- **AIM**: Write out the data below exactly as given, without any of its pictures.

- **SUPPLIED DATA**:
──────────
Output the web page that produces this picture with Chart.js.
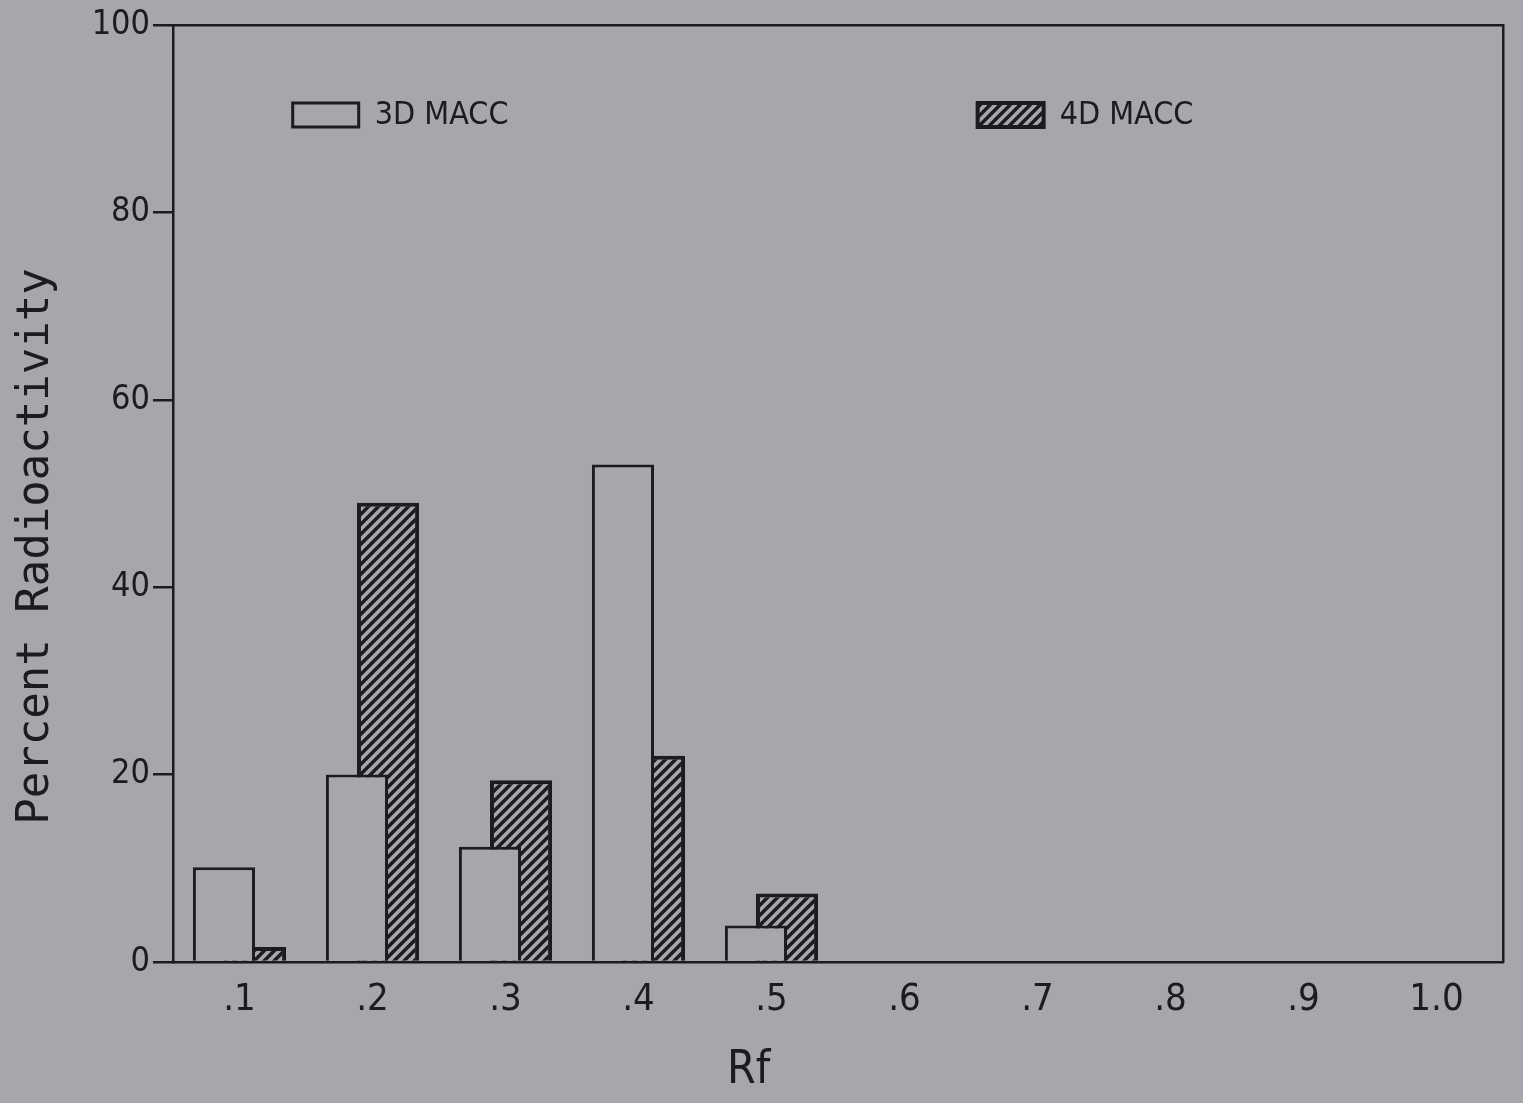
<!DOCTYPE html>
<html>
<head>
<meta charset="utf-8">
<title>Percent Radioactivity by Rf</title>
<script src="https://cdn.jsdelivr.net/npm/chart.js@4.4.1/dist/chart.umd.min.js"></script>
<style>
    html, body { margin: 0; padding: 0; background: #a6a7ad; }
    #wrap { width: 1523px; height: 1103px; }
</style>
</head>
<body>
<div id="wrap"><canvas id="chart"></canvas></div>
<script>
// Chart data
const rfLabels = ['.1', '.2', '.3', '.4', '.5', '.6', '.7', '.8', '.9', '1.0'];
const macc3d = [10.1, 20, 12.3, 53.1, 3.9, null, null, null, null, null];
const macc4d = [1.6, 49, 19.4, 22, 7.3, null, null, null, null, null];
const yTickValues = [0, 20, 40, 60, 80, 100];
const seriesNames = ['3D MACC', '4D MACC'];

const paper = '#a6a7ad';
const ink = '#1c1c1e';
const narrowFont = "'Liberation Sans Narrow', 'DejaVu Sans Condensed', 'DejaVu Sans Mono', sans-serif";
const monoFont = "'DejaVu Sans Mono', 'Liberation Mono', monospace";

// Diagonal hatch fill used by the 4D bars
function makeHatch() {
    const n = 10;
    const c = document.createElement('canvas');
    c.width = n;
    c.height = n;
    const g = c.getContext('2d');
    g.fillStyle = ink;
    g.fillRect(0, 0, n, n);
    g.strokeStyle = paper;
    g.lineWidth = 3.6;
    g.beginPath();
    g.moveTo(-2, n + 2); g.lineTo(n + 2, -2);
    g.moveTo(-2, 2); g.lineTo(2, -2);
    g.moveTo(n - 2, n + 2); g.lineTo(n + 2, n - 2);
    g.stroke();
    return g.createPattern(c, 'repeat');
}
const hatch = makeHatch();

// Legend keys sit inside the plot, far apart, like the original
const keyLegend = {
    id: 'keyLegend',
    afterDraw(chart) {
        const { ctx, chartArea } = chart;
        const starts = [0.09, 0.605]; // fraction of plot width where each key starts
        ctx.save();
        chart.data.datasets.forEach((ds, i) => {
            const x = chartArea.left + starts[i] * chartArea.width;
            const y = chartArea.top + 90;
            ctx.fillStyle = ds.backgroundColor;
            ctx.fillRect(x, y - 12, 66, 24);
            ctx.lineWidth = ds.borderWidth;
            ctx.strokeStyle = ink;
            ctx.strokeRect(x, y - 12, 66, 24);
            ctx.fillStyle = ink;
            ctx.font = '32px ' + narrowFont;
            ctx.textBaseline = 'middle';
            ctx.fillText(ds.label, x + 82, y + 1);
        });
        ctx.restore();
    }
};

const frameAxis = {
    display: true,
    ticks: { display: false },
    grid: { display: false },
    border: { display: true, color: ink, width: 2.5 },
    afterFit: s => { s.width = 0; s.height = 0; }
};

new Chart(document.getElementById('chart'), {
    type: 'bar',
    data: {
        labels: rfLabels,
        datasets: [
            {
                label: seriesNames[0],
                data: macc3d,
                backgroundColor: paper,
                borderColor: ink,
                borderWidth: 3
            },
            {
                label: seriesNames[1],
                data: macc4d,
                backgroundColor: hatch,
                borderColor: ink,
                borderWidth: 4
            }
        ]
    },
    options: {
        responsive: true,
        maintainAspectRatio: false,
        animation: false,
        categoryPercentage: 0.467,
        barPercentage: 2,
        layout: { padding: { top: 25, right: 20, bottom: 0, left: 0 } },
        plugins: {
            legend: { display: false },
            tooltip: { enabled: false }
        },
        scales: {
            x: {
                grid: { display: false },
                border: { display: true, color: ink, width: 2.5 },
                ticks: { color: ink, padding: 7, font: { family: narrowFont, size: 38 } },
                title: {
                    display: true,
                    text: 'Rf\u2003\u2003\u2003\u2003 ',
                    color: ink,
                    font: { family: narrowFont, size: 46 },
                    padding: { top: 0, bottom: 4 }
                },
                afterFit: s => { s.height = 141; }
            },
            y: {
                min: 0,
                max: 100,
                afterBuildTicks: s => { s.ticks = yTickValues.map(v => ({ value: v })); },
                grid: {
                    display: true,
                    drawOnChartArea: false,
                    drawTicks: true,
                    tickLength: 20,
                    tickColor: ink,
                    lineWidth: 2.5
                },
                border: { display: true, color: ink, width: 2.5 },
                ticks: { color: ink, padding: 3, font: { family: narrowFont, size: 34 } },
                title: {
                    display: true,
                    text: 'Percent Radioactivity    ',
                    color: ink,
                    font: { family: monoFont, size: 44 },
                    padding: { top: 10, bottom: 0 }
                },
                afterFit: s => { s.width = 173; }
            },
            xTop: Object.assign({ position: 'top' }, frameAxis),
            yRight: Object.assign({ position: 'right' }, frameAxis)
        }
    },
    plugins: [keyLegend]
});
</script>
</body>
</html>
──────────
- **WRITTEN ANSWER**:
Output the web page that produces this picture with Chart.js.
<!DOCTYPE html>
<html>
<head>
<meta charset="utf-8">
<title>Percent Radioactivity by Rf</title>
<script src="https://cdn.jsdelivr.net/npm/chart.js@4.4.1/dist/chart.umd.min.js"></script>
<style>
    html, body { margin: 0; padding: 0; background: #a6a7ad; }
    #wrap { width: 1523px; height: 1103px; }
</style>
</head>
<body>
<div id="wrap"><canvas id="chart"></canvas></div>
<script>
// Chart data
const rfLabels = ['.1', '.2', '.3', '.4', '.5', '.6', '.7', '.8', '.9', '1.0'];
const macc3d = [10.1, 20, 12.3, 53.1, 3.9, null, null, null, null, null];
const macc4d = [1.6, 49, 19.4, 22, 7.3, null, null, null, null, null];
const yTickValues = [0, 20, 40, 60, 80, 100];
const seriesNames = ['3D MACC', '4D MACC'];

const paper = '#a6a7ad';
const ink = '#1c1c1e';
const narrowFont = "'Liberation Sans Narrow', 'DejaVu Sans Condensed', 'DejaVu Sans Mono', sans-serif";
const monoFont = "'DejaVu Sans Mono', 'Liberation Mono', monospace";

// Diagonal hatch fill used by the 4D bars
function makeHatch() {
    const n = 10;
    const c = document.createElement('canvas');
    c.width = n;
    c.height = n;
    const g = c.getContext('2d');
    g.fillStyle = ink;
    g.fillRect(0, 0, n, n);
    g.strokeStyle = paper;
    g.lineWidth = 3.6;
    g.beginPath();
    g.moveTo(-2, n + 2); g.lineTo(n + 2, -2);
    g.moveTo(-2, 2); g.lineTo(2, -2);
    g.moveTo(n - 2, n + 2); g.lineTo(n + 2, n - 2);
    g.stroke();
    return g.createPattern(c, 'repeat');
}
const hatch = makeHatch();

// Legend keys sit inside the plot, far apart, like the original
const keyLegend = {
    id: 'keyLegend',
    afterDraw(chart) {
        const { ctx, chartArea } = chart;
        const starts = [0.09, 0.605]; // fraction of plot width where each key starts
        ctx.save();
        chart.data.datasets.forEach((ds, i) => {
            const x = chartArea.left + starts[i] * chartArea.width;
            const y = chartArea.top + 90;
            ctx.fillStyle = ds.backgroundColor;
            ctx.fillRect(x, y - 12, 66, 24);
            ctx.lineWidth = ds.borderWidth;
            ctx.strokeStyle = ink;
            ctx.strokeRect(x, y - 12, 66, 24);
            ctx.fillStyle = ink;
            ctx.font = '32px ' + narrowFont;
            ctx.textBaseline = 'middle';
            ctx.fillText(ds.label, x + 82, y + 1);
        });
        ctx.restore();
    }
};

const frameAxis = {
    display: true,
    ticks: { display: false },
    grid: { display: false },
    border: { display: true, color: ink, width: 2.5 },
    afterFit: s => { s.width = 0; s.height = 0; }
};

new Chart(document.getElementById('chart'), {
    type: 'bar',
    data: {
        labels: rfLabels,
        datasets: [
            {
                label: seriesNames[0],
                data: macc3d,
                backgroundColor: paper,
                borderColor: ink,
                borderWidth: 3
            },
            {
                label: seriesNames[1],
                data: macc4d,
                backgroundColor: hatch,
                borderColor: ink,
                borderWidth: 4
            }
        ]
    },
    options: {
        responsive: true,
        maintainAspectRatio: false,
        animation: false,
        categoryPercentage: 0.467,
        barPercentage: 2,
        layout: { padding: { top: 25, right: 20, bottom: 0, left: 0 } },
        plugins: {
            legend: { display: false },
            tooltip: { enabled: false }
        },
        scales: {
            x: {
                grid: { display: false },
                border: { display: true, color: ink, width: 2.5 },
                ticks: { color: ink, padding: 7, font: { family: narrowFont, size: 38 } },
                title: {
                    display: true,
                    text: 'Rf\u2003\u2003\u2003\u2003 ',
                    color: ink,
                    font: { family: narrowFont, size: 46 },
                    padding: { top: 0, bottom: 4 }
                },
                afterFit: s => { s.height = 141; }
            },
            y: {
                min: 0,
                max: 100,
                afterBuildTicks: s => { s.ticks = yTickValues.map(v => ({ value: v })); },
                grid: {
                    display: true,
                    drawOnChartArea: false,
                    drawTicks: true,
                    tickLength: 20,
                    tickColor: ink,
                    lineWidth: 2.5
                },
                border: { display: true, color: ink, width: 2.5 },
                ticks: { color: ink, padding: 3, font: { family: narrowFont, size: 34 } },
                title: {
                    display: true,
                    text: 'Percent Radioactivity    ',
                    color: ink,
                    font: { family: monoFont, size: 44 },
                    padding: { top: 10, bottom: 0 }
                },
                afterFit: s => { s.width = 173; }
            },
            xTop: Object.assign({ position: 'top' }, frameAxis),
            yRight: Object.assign({ position: 'right' }, frameAxis)
        }
    },
    plugins: [keyLegend]
});
</script>
</body>
</html>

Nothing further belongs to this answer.